Aim | Every line holding the string "standalone" should be gathered.

(Plotting code records)
----------
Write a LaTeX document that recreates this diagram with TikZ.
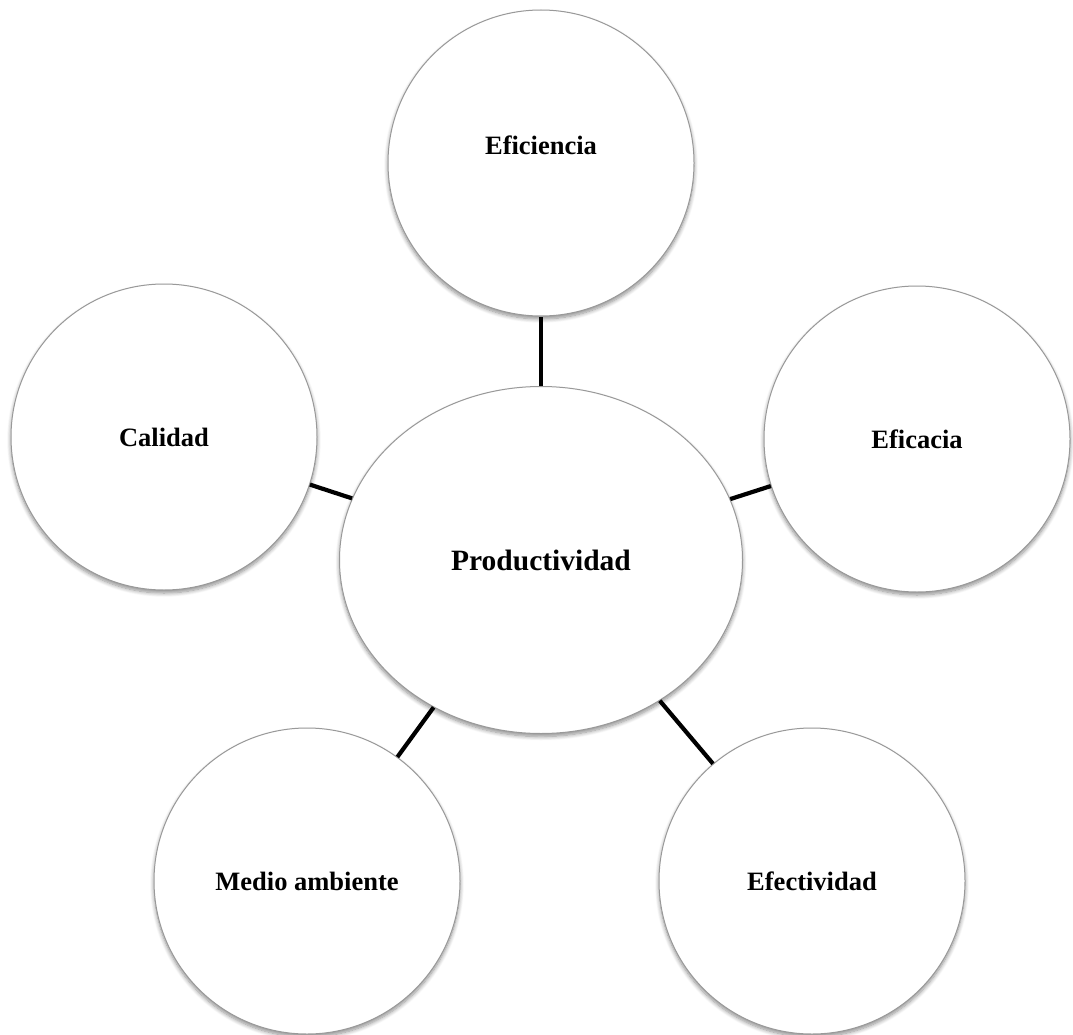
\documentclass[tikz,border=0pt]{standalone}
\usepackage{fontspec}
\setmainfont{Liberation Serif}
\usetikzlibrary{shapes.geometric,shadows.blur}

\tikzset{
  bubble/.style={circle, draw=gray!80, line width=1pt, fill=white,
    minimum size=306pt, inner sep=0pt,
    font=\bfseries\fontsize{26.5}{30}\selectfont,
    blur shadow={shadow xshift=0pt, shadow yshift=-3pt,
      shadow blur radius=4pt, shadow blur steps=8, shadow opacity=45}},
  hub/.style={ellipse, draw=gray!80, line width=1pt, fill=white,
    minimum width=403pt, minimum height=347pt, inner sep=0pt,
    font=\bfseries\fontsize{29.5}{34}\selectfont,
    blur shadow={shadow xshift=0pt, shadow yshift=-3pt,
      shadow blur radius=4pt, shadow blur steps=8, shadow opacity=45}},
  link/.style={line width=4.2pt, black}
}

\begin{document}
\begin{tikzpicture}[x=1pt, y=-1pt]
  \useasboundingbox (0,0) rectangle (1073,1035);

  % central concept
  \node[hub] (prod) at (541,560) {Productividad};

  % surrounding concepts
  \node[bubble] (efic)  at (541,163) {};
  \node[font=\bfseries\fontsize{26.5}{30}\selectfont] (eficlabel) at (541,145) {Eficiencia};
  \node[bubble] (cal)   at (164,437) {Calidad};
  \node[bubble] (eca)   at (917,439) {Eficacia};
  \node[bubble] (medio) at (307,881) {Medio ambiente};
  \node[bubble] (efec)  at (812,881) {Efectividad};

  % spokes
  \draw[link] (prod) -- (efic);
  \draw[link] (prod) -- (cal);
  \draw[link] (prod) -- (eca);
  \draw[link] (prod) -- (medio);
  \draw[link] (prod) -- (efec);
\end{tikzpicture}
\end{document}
----------
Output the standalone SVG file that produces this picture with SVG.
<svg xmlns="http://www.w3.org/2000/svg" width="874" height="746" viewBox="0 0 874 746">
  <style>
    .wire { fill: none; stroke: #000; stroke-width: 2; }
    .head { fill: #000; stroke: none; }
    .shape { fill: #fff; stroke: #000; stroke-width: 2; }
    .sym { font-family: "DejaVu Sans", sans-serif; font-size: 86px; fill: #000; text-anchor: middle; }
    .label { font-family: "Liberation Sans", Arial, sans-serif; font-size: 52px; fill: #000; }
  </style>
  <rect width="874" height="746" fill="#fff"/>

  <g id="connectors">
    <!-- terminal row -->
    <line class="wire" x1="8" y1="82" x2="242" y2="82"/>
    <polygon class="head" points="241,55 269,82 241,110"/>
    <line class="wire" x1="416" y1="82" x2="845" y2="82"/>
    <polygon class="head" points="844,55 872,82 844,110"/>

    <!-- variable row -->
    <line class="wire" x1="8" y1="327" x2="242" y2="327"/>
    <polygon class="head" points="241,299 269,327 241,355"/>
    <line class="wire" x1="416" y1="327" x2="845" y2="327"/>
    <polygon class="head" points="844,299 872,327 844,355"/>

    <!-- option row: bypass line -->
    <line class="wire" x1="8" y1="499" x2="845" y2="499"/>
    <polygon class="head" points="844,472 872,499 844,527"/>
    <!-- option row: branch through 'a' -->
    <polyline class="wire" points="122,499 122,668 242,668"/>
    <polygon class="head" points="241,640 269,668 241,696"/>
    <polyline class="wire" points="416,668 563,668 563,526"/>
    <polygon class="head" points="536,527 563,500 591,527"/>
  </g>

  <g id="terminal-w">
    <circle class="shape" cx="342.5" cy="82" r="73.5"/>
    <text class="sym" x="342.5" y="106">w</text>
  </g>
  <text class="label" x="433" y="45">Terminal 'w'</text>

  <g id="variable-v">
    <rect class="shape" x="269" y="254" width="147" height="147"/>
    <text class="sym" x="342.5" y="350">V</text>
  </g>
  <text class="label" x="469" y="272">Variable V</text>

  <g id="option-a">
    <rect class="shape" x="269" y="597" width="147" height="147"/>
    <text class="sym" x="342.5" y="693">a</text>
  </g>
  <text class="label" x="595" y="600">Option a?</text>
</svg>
----------
Written response |
\documentclass[tikz,border=0pt]{standalone}
Output the standalone SVG file that produces this picture with SVG.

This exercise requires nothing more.